Image data related to three-dimensional objects may also be rendered to further define, clarify, create, etc., new images which in reality are difficult or impossible to observe. Such applications include physiological cat-scans, X-rays, sonograms, nuclear magnetic resonance, etc. Given such three-dimensional image data, perspective views can be generated using translucency, opacity or color parameters to create new perspective views to accentuate body tissues or other material.
Image rendering can be achieved by various techniques, including image ray tracing. Ray tracing techniques are disclosed in connection with volume rendering in the technical article entitled, "Display of Surfaces From Volume Data", by Marc Levoy, IEEE, Computer Graphics and Applications, May, 1988 pages 29-37. According to such techniques, and other similar ray tracing techniques, point is established in free space from which hypothetical rays are extended toward a reflective image of the object. In two and one-half dimensional ray tracing, the image processor proceeds in successive increments along each ray to determine if the surface of the object has been penetrated. Each ray increment or section corresponds to a pixel location associated with the reflective image.
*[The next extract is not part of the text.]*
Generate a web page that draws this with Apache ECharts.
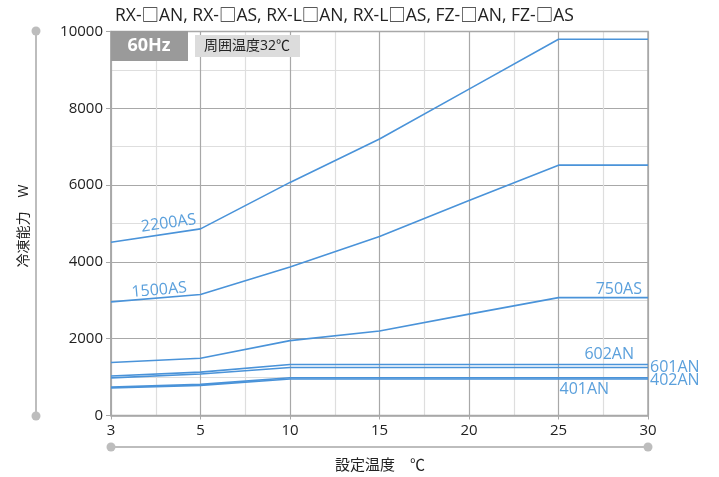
<!DOCTYPE html>
<html><head><meta charset="utf-8">
<script src="https://cdn.jsdelivr.net/npm/echarts@6/dist/echarts.min.js"></script>
<style>html,body{margin:0;padding:0;background:#fff}#c{width:719px;height:477px}</style>
</head><body><div id="c"></div>
<script>
const categories = ['3', '5', '10', '15', '20', '25', '30'];
const seriesNames = ['2200AS', '1500AS', '750AS', '602AN', '601AN', '402AN', '401AN'];
const v2200AS = [4510, 4860, 6070, 7200, 8500, 9800, 9800];
const v1500AS = [2960, 3150, 3870, 4660, 5600, 6520, 6520];
const v750AS  = [1380, 1490, 1950, 2200, 2640, 3070, 3070];
const v602AN  = [1030, 1130, 1330, 1330, 1330, 1330, 1330];
const v601AN  = [980, 1080, 1250, 1250, 1250, 1250, 1250];
const v402AN  = [740, 810, 985, 985, 985, 985, 985];
const v401AN  = [715, 785, 950, 950, 950, 950, 950];
const values = [v2200AS, v1500AS, v750AS, v602AN, v601AN, v402AN, v401AN];

const FONT = '"Open Sans", "Noto Sans CJK JP", sans-serif';
const LINE = '#4a93d9';
const LBL = '#5ba0dc';

// label placement (style only): [index, align, verticalAlign, offset, rotate]
const labelPlace = {
  '2200AS': [1, 'right', 'bottom', [-3, -2], 8],
  '1500AS': [1, 'right', 'bottom', [-13, 0], 5],
  '750AS':  [6, 'right', 'bottom', [-6, 0], 0],
  '602AN':  [6, 'right', 'bottom', [-14, -2], 0],
  '601AN':  [6, 'left', 'middle', [2, 0], 0],
  '402AN':  [6, 'left', 'middle', [2, 3], 0],
  '401AN':  [5, 'left', 'top', [1, 2], 0]
};

const series = seriesNames.map((name, si) => {
  const p = labelPlace[name];
  return {
    name, type: 'line', xAxisIndex: 0, yAxisIndex: 0,
    symbol: 'circle', symbolSize: 0, showSymbol: true,
    lineStyle: {color: LINE, width: 1.6}, itemStyle: {color: LINE},
    silent: true, z: 5,
    data: values[si].map((v, i) => i === p[0] ? {
      value: v,
      label: {show: true, formatter: name, position: 'inside', align: p[1], verticalAlign: p[2],
              offset: p[3], rotate: p[4], color: LBL, fontSize: 16, fontFamily: FONT}
    } : v)
  };
});

const chart = echarts.init(document.getElementById('c'));
chart.setOption({
  animation: false,
  textStyle: {fontFamily: FONT},
  grid: {left: 111, right: 71, top: 31.5, bottom: 61.5, show: true, borderColor: '#a8a8a8', borderWidth: 1.5, z: 3},
  title: {text: 'RX-□AN, RX-□AS, RX-L□AN, RX-L□AS, FZ-□AN, FZ-□AS', left: 110, top: 2,
          textStyle: {fontSize: 17.5, fontWeight: 'normal', color: '#222', fontFamily: FONT}},
  xAxis: [{
    type: 'category', data: categories, boundaryGap: false,
    axisLine: {lineStyle: {color: '#a8a8a8', width: 1.5}},
    axisTick: {show: true, length: 4, lineStyle: {color: '#a8a8a8'}},
    axisLabel: {color: '#222', fontSize: 15, margin: 8, fontFamily: FONT},
    splitLine: {show: true, lineStyle: {color: '#a8a8a8', width: 1.2}}, z: 2
  }, {
    type: 'value', min: 0, max: 12, interval: 1, position: 'bottom',
    axisLine: {show: false}, axisTick: {show: false}, axisLabel: {show: false},
    splitLine: {show: true, lineStyle: {color: ['transparent', '#dedede'], width: 1.2}}, z: 1
  }],
  yAxis: {
    type: 'value', min: 0, max: 10000, interval: 2000,
    axisLine: {show: true, lineStyle: {color: '#a8a8a8', width: 1.5}},
    axisTick: {show: true, length: 5, lineStyle: {color: '#a8a8a8'}},
    axisLabel: {color: '#222', fontSize: 15, margin: 8, fontFamily: FONT, formatter: v => String(v)},
    splitLine: {show: true, lineStyle: {color: '#a8a8a8', width: 1.2}},
    minorTick: {show: false, splitNumber: 2},
    minorSplitLine: {show: true, lineStyle: {color: '#dedede', width: 1.2}}
  },
  graphic: [
    {type: 'rect', left: 111, top: 31, shape: {width: 77, height: 30}, style: {fill: '#9a9a9a'}, z: 10},
    {type: 'text', x: 149, y: 46, style: {text: '60Hz', fill: '#fff', font: 'bold 18px ' + FONT, align: 'center', verticalAlign: 'middle'}, z: 11},
    {type: 'rect', left: 195, top: 35, shape: {width: 105, height: 22}, style: {fill: '#dcdcdc'}, z: 10},
    {type: 'text', x: 247, y: 46, style: {text: '周囲温度32℃', fill: '#222', font: '14px ' + FONT, align: 'center', verticalAlign: 'middle'}, z: 11},
    {type: 'line', shape: {x1: 36, y1: 31, x2: 36, y2: 416}, style: {stroke: '#bdbdbd', lineWidth: 2}},
    {type: 'circle', shape: {cx: 36, cy: 31, r: 4.5}, style: {fill: '#bdbdbd'}},
    {type: 'circle', shape: {cx: 36, cy: 416, r: 4.5}, style: {fill: '#bdbdbd'}},
    {type: 'text', x: 24, y: 226, rotation: Math.PI / 2,
     style: {text: '冷凍能力　W', fill: '#222', font: '14px ' + FONT, align: 'center', verticalAlign: 'middle'}},
    {type: 'line', shape: {x1: 111, y1: 447, x2: 648, y2: 447}, style: {stroke: '#bdbdbd', lineWidth: 2}},
    {type: 'circle', shape: {cx: 111, cy: 447, r: 4.5}, style: {fill: '#bdbdbd'}},
    {type: 'circle', shape: {cx: 648, cy: 447, r: 4.5}, style: {fill: '#bdbdbd'}},
    {type: 'text', x: 380, y: 466,
     style: {text: '設定温度　℃', fill: '#222', font: '15px ' + FONT, align: 'center', verticalAlign: 'middle'}}
  ],
  series
});
</script></body></html>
When the surface of the image is penetrated by a particular ray section, the pixel information or resampled information thereof, is stored for later presentation of the new perspective view.
According to three-dimensional image ray tracing, each ray is also incrementally traversed, noting whether any point of interest is within a specified volumetric vicinity. Regions of interest may include arbitrary intensity ranges or opacity ranges existing within a given sphere in which the ray section is centered.
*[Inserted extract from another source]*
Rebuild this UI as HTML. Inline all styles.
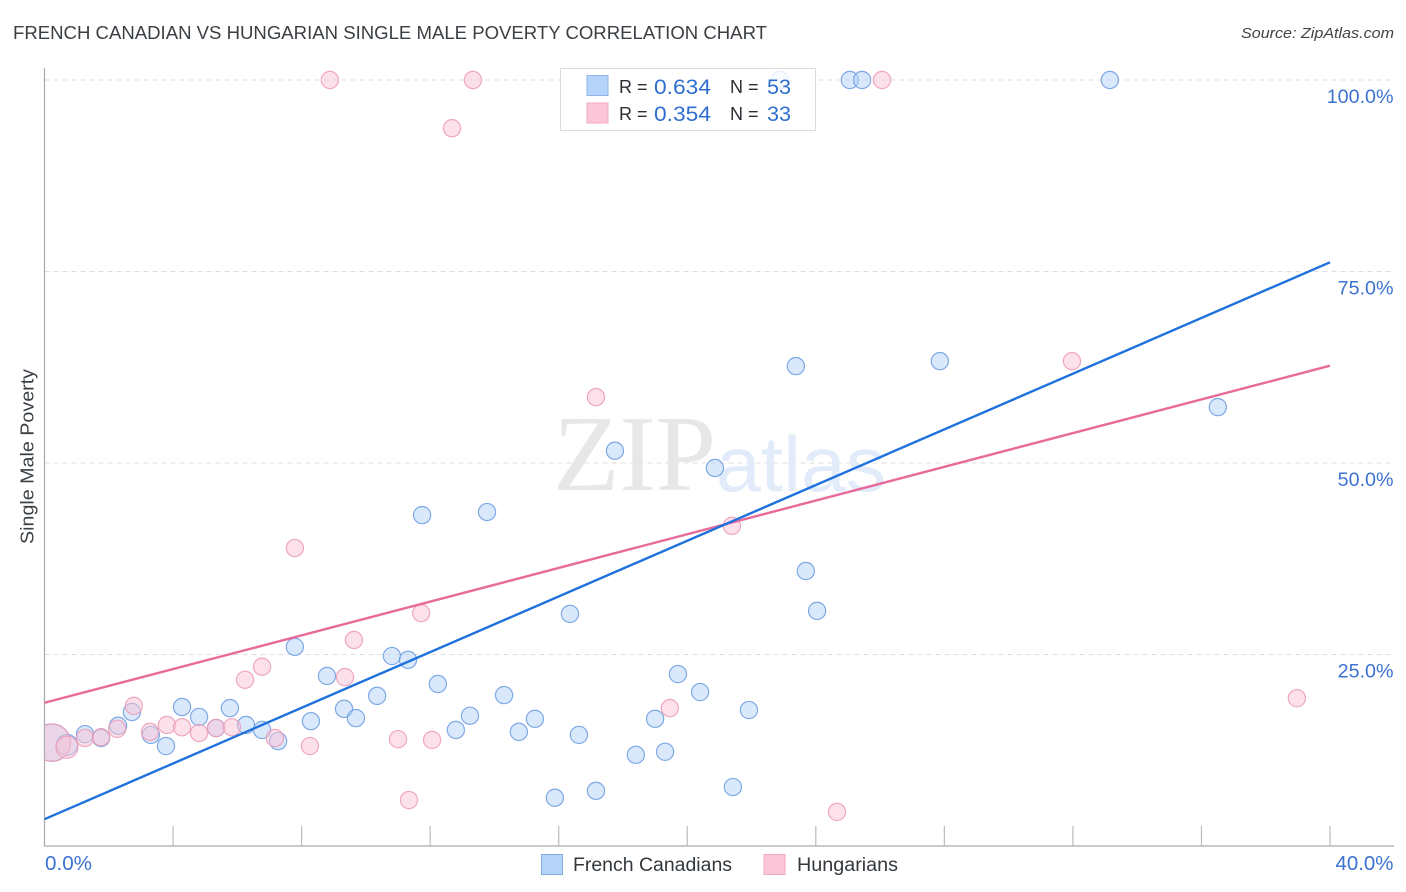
<!DOCTYPE html>
<html lang="en">
<head>
<meta charset="utf-8">
<title>French Canadian vs Hungarian Single Male Poverty Correlation Chart</title>
<style>
html,body{margin:0;padding:0;background:#fff;width:1406px;height:892px;overflow:hidden}
svg{display:block;font-family:"Liberation Sans",sans-serif}
</style>
</head>
<body>
<svg id="chart" xmlns="http://www.w3.org/2000/svg" width="1406" height="892" viewBox="0 0 1406 892">
  <rect width="1406" height="892" fill="#fff"/>
  <text x="13" y="39" font-size="18.5" fill="#3a3f44" textLength="754" lengthAdjust="spacingAndGlyphs">FRENCH CANADIAN VS HUNGARIAN SINGLE MALE POVERTY CORRELATION CHART</text>
  <text x="1394" y="38" font-size="15" font-style="italic" fill="#444" text-anchor="end" textLength="153" lengthAdjust="spacingAndGlyphs">Source: ZipAtlas.com</text>
  <text transform="translate(33.5,456.5) rotate(-90)" font-size="18" fill="#3a3f44" text-anchor="middle" textLength="175" lengthAdjust="spacingAndGlyphs">Single Male Poverty</text>
  <g id="grid"></g>
  <text x="553" y="490" font-family="'Liberation Serif',serif" font-size="108" fill="#e7e7e7" textLength="163" lengthAdjust="spacingAndGlyphs">ZIP</text>
  <text x="716" y="491" font-size="78" fill="#e2ebfa" textLength="170" lengthAdjust="spacingAndGlyphs">atlas</text>
  <g id="axes"></g>
  <g id="blue-points"></g>
  <g id="pink-points"></g>
  <g id="trend-lines"></g>
  <g id="tick-labels"></g>

  <g>
    <rect x="560.5" y="68.5" width="255" height="62" fill="#fff" fill-opacity="0.8" stroke="#dcdcdc"/>
    <rect x="587" y="75.5" width="21" height="20" fill="#b5d3f9" stroke="#8fb6e8"/>
    <rect x="587" y="103" width="21" height="20" fill="#fcc6d8" stroke="#f1a9c1"/>
    <text x="619" y="93" font-size="18" fill="#2b2f33">R =</text>
    <text x="654" y="94" font-size="21" fill="#2f6fd0" textLength="57" lengthAdjust="spacingAndGlyphs">0.634</text>
    <text x="730" y="93" font-size="18" fill="#2b2f33">N =</text>
    <text x="767" y="94" font-size="21" fill="#2f6fd0" textLength="24" lengthAdjust="spacingAndGlyphs">53</text>
    <text x="619" y="120" font-size="18" fill="#2b2f33">R =</text>
    <text x="654" y="121" font-size="21" fill="#2f6fd0" textLength="57" lengthAdjust="spacingAndGlyphs">0.354</text>
    <text x="730" y="120" font-size="18" fill="#2b2f33">N =</text>
    <text x="767" y="121" font-size="21" fill="#2f6fd0" textLength="24" lengthAdjust="spacingAndGlyphs">33</text>
  </g>

  <g>
    <rect x="541.5" y="854.5" width="21" height="20" fill="#b5d3f9" stroke="#84ade4"/>
    <text x="573" y="871" font-size="19" fill="#33383d" textLength="159" lengthAdjust="spacingAndGlyphs">French Canadians</text>
    <rect x="764" y="854.5" width="21" height="20" fill="#fcc6d8" stroke="#f1a9c1"/>
    <text x="797" y="871" font-size="19" fill="#33383d" textLength="101" lengthAdjust="spacingAndGlyphs">Hungarians</text>
  </g>
</svg>
<script>
const xTickValues = [0, 4, 8, 12, 16, 20, 24, 28, 32, 36, 40];
const yTickValues = [25, 50, 75, 100];
const yTickLabels = ["25.0%", "50.0%", "75.0%", "100.0%"];
const xEndLabels = ["0.0%", "40.0%"];

const blueX = [0.23,0.70,1.26,1.76,2.29,2.72,3.31,3.78,4.28,4.81,5.34,5.77,6.27,6.77,7.27,7.79,8.29,8.79,9.32,9.69,10.35,10.81,11.31,11.75,12.24,12.80,13.24,13.77,14.30,14.76,15.26,15.88,16.35,16.63,17.16,17.75,18.40,19.00,19.31,19.71,20.40,20.86,21.42,21.92,23.38,23.69,24.04,22.88,25.06,25.44,27.86,33.15,36.51];
const blueY = [13.5,13.2,14.6,14.1,15.7,17.5,14.5,13.05,18.15,16.85,15.4,18.0,15.8,15.15,13.7,26.0,16.3,22.2,17.9,16.7,19.6,24.8,24.3,43.2,21.15,15.15,17.0,43.6,19.7,14.9,16.6,6.3,30.3,14.5,7.2,51.6,11.9,16.6,12.3,22.45,20.1,49.35,7.7,17.75,62.65,35.9,30.7,100,100,100,63.3,100,57.3];
const blueWeight = [4.7,1.5];

const pinkX = [0.23,0.70,1.26,1.76,2.26,2.78,3.28,3.81,4.28,4.81,5.34,5.83,6.24,6.77,7.17,7.79,8.26,8.88,9.35,9.63,11.0,11.34,11.72,12.06,12.68,13.33,17.16,19.46,21.39,24.66,26.06,31.97,38.97];
const pinkY = [13.5,12.9,14.1,14.2,15.3,18.3,14.9,15.8,15.5,14.75,15.4,15.5,21.7,23.4,14.1,38.9,13.05,100,22.05,26.9,13.95,6.0,30.4,13.85,93.7,100,58.6,18.0,41.8,4.45,100,63.3,19.3];
const pinkWeight = [4.7,1.65];

const trendX = [0, 40];
const blueTrend = [3.5, 76.2];
const pinkTrend = [18.7, 62.7];

const NS = "http://www.w3.org/2000/svg";
function xScale(v){ return 44.5 + v * (1330 - 44.5) / 40; }
function yScale(v){ return 846 - v * 7.66; }
function make(tag, attrs, parent){
  const el = document.createElementNS(NS, tag);
  for (const k in attrs) el.setAttribute(k, attrs[k]);
  parent.appendChild(el);
  return el;
}

const grid = document.getElementById("grid");
yTickValues.forEach(function(v){
  const el = make("line", {x1:44.5, x2:1394, y1:yScale(v), y2:yScale(v), stroke:"#dedede", "stroke-width":1, "stroke-dasharray":"5 4"}, grid);
  
  
});

const axes = document.getElementById("axes");
const yAxisLine = make("line", {x1:44.5, x2:44.5, y1:68, y2:846, stroke:"#aaa", "stroke-width":1.2}, axes);


const xAxisLine = make("line", {x1:44, x2:1394, y1:846, y2:846, stroke:"#aaa", "stroke-width":1.2}, axes);


xTickValues.slice(1).forEach(function(v){
  const el = make("line", {x1:xScale(v), x2:xScale(v), y1:826, y2:846, stroke:"#bbb", "stroke-width":1.2}, axes);
  
  
});

const defs = make("defs", {}, document.getElementById("chart"));
const clipPath = make("clipPath", {id:"plot-clip"}, defs);
make("rect", {x:45, y:60, width:1350, height:786}, clipPath);

function drawPoints(groupId, xs, ys, weights, fill, stroke, name){
  const g = document.getElementById(groupId);
  xs.forEach(function(x, i){
    const w = weights[i] || 1;
    const el = make("circle", {cx:xScale(x), cy:yScale(ys[i]), r:8.6 * Math.sqrt(w), fill:fill, "fill-opacity":0.5, stroke:stroke, "stroke-opacity":0.85, "stroke-width":1.2, "clip-path":"url(#plot-clip)"}, g);
    
    
  });
}
drawPoints("blue-points", blueX, blueY, blueWeight, "#b3d1f8", "#6b9ce0", "french-canadians-point");
drawPoints("pink-points", pinkX, pinkY, pinkWeight, "#fbc3d6", "#eb9ab6", "hungarians-point");

const trends = document.getElementById("trend-lines");
const pinkLine = make("line", {x1:xScale(trendX[0]), x2:xScale(trendX[1]), y1:yScale(pinkTrend[0]), y2:yScale(pinkTrend[1]), stroke:"#e8699a", "stroke-width":2.4}, trends);


const blueLine = make("line", {x1:xScale(trendX[0]), x2:xScale(trendX[1]), y1:yScale(blueTrend[0]), y2:yScale(blueTrend[1]), stroke:"#1f72dc", "stroke-width":2.4}, trends);



const labels = document.getElementById("tick-labels");
const LABEL_BLUE = "#3c72d2";
yTickValues.forEach(function(v, i){
  const el = make("text", {x:1393.5, y:yScale(v) + 23, "font-size":19.7, fill:LABEL_BLUE, "text-anchor":"end"}, labels);
  el.textContent = yTickLabels[i];
  
  
});
const xLabelLeft = make("text", {x:45, y:870, "font-size":20, fill:LABEL_BLUE, textLength:47, lengthAdjust:"spacingAndGlyphs"}, labels);
xLabelLeft.textContent = xEndLabels[0];


const xLabelRight = make("text", {x:1393.5, y:870, "font-size":20, fill:LABEL_BLUE, "text-anchor":"end", textLength:58, lengthAdjust:"spacingAndGlyphs"}, labels);
xLabelRight.textContent = xEndLabels[1];


</script>
</body>
</html>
One shortcoming of conventional image ray tracing is the time consumed in performing the rendering operation. The increments by which each ray is traced are generally small. Because information for a large number of pixels must be processed at each point along the ray, the processing time of all the rays can become enormous. For example, in rendering a typical terrain object in two and one-half dimensions, the rendering can take ten to fifteen minutes depending upon the complexity of the base reflective image. Because a three-dimensional rendering involves cubic dimensions, rendering of associated images may take even longer. Hence, it can be seen that a need exists for an improved technique which reduces the time to carry out a rendering operation. A further need exists for a new rendering operation which is faster than current techniques, but which does not compromise the quality of the resultant perspective view.